(WORK INSTRUCTIONS): In the material below, identify each line bearing the word "this". Reproduce those lines.

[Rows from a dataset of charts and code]
┌────────

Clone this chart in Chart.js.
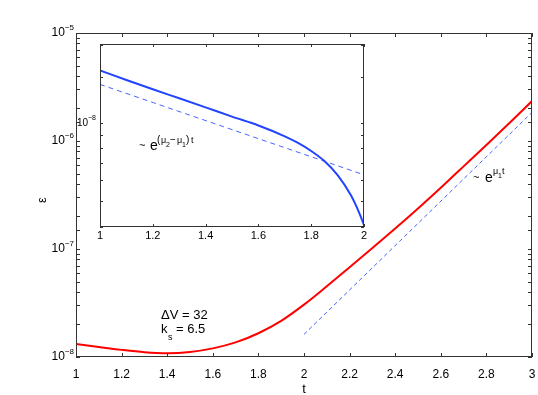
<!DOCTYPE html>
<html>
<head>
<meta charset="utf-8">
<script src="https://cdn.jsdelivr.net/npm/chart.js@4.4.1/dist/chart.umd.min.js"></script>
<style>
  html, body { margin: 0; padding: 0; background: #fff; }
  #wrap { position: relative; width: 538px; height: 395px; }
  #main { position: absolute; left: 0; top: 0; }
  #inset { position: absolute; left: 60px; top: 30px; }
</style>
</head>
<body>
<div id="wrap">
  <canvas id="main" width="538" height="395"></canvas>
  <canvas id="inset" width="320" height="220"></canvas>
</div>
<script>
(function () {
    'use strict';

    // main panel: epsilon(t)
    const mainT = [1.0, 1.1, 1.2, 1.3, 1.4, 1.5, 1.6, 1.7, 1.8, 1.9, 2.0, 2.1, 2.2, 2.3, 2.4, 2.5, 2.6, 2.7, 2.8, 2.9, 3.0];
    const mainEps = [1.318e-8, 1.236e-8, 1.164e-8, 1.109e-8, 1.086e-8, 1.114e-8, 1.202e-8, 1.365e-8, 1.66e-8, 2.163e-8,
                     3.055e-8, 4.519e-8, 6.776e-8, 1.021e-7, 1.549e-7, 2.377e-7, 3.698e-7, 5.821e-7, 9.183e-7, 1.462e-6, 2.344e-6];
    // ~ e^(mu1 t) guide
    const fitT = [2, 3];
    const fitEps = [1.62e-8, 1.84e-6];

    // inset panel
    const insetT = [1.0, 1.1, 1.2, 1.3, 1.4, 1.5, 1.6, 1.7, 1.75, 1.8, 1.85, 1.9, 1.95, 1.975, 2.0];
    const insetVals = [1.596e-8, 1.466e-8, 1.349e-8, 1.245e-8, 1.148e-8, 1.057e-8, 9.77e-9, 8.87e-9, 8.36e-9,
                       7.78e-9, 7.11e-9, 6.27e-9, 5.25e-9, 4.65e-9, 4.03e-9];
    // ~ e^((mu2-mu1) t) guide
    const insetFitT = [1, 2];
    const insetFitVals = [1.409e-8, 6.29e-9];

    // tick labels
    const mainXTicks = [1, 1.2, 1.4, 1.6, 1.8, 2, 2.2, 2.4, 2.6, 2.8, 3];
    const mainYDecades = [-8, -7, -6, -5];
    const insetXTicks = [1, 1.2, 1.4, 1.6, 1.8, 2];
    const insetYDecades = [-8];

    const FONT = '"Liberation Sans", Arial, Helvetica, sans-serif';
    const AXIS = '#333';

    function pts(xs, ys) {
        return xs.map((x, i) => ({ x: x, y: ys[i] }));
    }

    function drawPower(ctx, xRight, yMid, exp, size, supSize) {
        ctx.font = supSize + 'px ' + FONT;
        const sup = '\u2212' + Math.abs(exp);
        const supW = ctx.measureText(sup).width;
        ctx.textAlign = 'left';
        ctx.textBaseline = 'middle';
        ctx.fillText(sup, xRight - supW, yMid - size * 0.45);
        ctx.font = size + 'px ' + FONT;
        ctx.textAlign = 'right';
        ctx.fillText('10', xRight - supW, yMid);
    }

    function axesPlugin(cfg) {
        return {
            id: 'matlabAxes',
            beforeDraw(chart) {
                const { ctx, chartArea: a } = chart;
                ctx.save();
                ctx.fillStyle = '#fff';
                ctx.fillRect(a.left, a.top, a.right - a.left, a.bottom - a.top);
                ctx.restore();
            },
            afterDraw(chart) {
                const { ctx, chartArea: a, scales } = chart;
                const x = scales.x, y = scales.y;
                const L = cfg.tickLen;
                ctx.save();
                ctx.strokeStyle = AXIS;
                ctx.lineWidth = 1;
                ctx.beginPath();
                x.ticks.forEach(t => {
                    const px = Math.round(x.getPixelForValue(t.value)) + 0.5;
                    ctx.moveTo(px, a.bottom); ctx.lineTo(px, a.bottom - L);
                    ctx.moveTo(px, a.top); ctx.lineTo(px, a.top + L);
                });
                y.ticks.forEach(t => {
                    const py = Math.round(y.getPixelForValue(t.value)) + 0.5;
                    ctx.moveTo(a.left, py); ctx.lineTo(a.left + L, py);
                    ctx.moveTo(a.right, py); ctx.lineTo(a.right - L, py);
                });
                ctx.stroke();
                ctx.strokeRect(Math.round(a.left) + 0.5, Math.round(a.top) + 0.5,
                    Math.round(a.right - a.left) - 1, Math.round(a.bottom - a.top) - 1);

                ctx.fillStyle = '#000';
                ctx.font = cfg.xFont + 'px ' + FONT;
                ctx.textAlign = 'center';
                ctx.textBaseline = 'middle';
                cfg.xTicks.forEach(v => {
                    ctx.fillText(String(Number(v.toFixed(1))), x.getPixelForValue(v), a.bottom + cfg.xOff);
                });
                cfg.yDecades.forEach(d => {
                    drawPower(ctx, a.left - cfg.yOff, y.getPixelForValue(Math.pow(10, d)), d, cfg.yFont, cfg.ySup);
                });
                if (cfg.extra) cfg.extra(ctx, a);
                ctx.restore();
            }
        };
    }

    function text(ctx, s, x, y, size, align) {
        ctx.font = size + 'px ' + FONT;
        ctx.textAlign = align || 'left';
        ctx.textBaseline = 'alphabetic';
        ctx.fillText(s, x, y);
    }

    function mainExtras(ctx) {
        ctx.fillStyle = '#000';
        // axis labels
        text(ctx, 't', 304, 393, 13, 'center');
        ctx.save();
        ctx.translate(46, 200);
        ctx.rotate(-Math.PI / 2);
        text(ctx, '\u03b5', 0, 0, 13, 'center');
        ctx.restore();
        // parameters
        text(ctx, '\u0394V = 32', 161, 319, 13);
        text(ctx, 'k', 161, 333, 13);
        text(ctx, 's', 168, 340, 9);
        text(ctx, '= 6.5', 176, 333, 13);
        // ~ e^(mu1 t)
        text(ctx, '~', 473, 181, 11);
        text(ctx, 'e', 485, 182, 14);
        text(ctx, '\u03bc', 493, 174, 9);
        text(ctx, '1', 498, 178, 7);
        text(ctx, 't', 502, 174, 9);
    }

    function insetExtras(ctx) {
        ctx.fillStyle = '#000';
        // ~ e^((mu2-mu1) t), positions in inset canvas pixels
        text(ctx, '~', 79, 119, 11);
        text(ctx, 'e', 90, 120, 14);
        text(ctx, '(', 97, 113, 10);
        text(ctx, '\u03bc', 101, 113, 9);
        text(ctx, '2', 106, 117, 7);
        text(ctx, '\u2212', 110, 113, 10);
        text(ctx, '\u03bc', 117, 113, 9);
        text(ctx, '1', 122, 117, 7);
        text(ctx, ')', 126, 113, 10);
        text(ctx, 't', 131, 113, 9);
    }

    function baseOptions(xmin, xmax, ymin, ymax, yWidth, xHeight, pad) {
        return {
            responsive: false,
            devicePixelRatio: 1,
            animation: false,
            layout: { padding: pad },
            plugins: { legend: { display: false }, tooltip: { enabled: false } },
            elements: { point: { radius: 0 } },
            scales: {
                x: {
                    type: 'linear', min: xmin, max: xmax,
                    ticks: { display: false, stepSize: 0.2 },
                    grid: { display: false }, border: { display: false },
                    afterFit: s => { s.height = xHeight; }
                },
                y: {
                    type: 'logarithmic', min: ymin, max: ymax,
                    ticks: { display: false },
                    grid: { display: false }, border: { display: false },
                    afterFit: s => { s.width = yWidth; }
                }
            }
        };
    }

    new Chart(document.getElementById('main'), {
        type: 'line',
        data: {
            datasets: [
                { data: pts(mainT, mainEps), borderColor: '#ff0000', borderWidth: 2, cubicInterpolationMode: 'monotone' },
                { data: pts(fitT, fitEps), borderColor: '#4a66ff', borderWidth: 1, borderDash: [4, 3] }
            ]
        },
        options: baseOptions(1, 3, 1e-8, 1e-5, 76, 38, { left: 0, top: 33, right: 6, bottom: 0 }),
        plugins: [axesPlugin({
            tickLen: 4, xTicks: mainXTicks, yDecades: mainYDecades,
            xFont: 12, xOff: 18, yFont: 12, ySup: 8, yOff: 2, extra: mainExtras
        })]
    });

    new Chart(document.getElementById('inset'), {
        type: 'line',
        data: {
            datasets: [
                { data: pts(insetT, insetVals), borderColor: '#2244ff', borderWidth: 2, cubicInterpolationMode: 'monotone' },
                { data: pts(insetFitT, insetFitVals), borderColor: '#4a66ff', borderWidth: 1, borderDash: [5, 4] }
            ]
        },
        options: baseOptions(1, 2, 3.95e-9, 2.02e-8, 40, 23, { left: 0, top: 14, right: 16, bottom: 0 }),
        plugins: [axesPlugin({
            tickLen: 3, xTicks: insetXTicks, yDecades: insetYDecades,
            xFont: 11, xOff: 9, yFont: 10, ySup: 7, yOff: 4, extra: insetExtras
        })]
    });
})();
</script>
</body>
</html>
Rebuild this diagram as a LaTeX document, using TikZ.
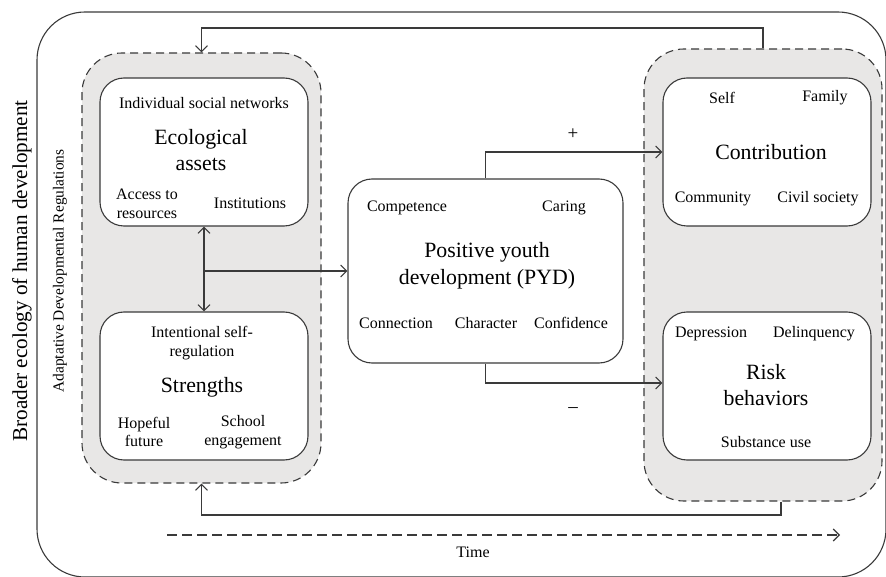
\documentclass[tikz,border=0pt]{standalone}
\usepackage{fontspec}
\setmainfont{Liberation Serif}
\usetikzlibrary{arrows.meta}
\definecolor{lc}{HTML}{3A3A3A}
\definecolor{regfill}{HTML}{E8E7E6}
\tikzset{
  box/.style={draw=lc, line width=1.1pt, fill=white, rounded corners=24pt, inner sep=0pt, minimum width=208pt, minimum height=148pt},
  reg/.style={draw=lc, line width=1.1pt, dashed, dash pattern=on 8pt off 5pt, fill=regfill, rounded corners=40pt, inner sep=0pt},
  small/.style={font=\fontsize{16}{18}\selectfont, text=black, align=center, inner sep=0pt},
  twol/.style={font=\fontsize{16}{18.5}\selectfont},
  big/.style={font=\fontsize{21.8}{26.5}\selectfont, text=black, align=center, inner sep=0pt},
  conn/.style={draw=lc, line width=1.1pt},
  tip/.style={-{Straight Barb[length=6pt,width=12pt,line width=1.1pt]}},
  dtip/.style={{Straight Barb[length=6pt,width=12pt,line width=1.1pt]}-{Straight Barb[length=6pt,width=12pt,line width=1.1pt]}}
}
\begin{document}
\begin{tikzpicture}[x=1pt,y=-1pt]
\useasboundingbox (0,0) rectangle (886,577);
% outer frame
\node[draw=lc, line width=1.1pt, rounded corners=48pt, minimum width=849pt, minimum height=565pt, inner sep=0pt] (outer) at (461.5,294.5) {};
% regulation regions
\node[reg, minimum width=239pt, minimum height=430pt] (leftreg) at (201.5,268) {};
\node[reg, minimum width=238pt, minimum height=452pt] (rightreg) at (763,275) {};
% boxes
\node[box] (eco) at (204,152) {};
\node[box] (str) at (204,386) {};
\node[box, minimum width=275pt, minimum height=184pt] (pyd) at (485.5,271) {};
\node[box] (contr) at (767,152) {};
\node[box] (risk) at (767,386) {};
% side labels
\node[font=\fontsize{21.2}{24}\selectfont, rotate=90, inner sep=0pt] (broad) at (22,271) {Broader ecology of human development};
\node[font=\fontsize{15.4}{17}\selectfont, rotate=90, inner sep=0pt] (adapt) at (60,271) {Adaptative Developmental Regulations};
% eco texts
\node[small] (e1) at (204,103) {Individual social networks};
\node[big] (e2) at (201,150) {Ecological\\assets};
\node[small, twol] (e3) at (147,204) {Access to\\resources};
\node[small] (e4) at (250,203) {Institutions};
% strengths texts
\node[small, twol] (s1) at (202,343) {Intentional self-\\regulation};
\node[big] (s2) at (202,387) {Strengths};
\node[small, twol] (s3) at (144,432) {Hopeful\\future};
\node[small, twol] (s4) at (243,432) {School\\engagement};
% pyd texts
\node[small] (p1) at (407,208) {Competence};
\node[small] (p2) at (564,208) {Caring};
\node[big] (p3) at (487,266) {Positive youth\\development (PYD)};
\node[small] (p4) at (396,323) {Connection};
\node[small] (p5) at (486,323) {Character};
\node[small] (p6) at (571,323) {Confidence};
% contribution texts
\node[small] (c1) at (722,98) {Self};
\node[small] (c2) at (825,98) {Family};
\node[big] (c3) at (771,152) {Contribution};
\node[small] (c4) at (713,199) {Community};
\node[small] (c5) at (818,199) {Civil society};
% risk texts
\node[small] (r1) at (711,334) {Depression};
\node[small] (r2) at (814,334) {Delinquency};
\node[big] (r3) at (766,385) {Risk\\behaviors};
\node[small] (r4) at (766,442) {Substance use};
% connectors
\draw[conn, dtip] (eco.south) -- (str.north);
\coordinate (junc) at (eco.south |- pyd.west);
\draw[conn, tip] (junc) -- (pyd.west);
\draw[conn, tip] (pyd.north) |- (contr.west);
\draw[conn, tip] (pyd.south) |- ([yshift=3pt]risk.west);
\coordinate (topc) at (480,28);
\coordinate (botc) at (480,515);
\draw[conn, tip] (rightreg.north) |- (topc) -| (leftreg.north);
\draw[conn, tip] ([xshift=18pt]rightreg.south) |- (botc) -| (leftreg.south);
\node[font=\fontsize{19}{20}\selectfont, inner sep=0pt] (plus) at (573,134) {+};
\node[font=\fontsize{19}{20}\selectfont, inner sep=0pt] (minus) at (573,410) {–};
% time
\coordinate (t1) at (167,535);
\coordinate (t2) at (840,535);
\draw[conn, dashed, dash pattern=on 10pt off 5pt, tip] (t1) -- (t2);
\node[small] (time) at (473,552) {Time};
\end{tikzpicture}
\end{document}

└────────

(EXERCISE RESULT):
Clone this chart in Chart.js.
Rebuild this diagram as a LaTeX document, using TikZ.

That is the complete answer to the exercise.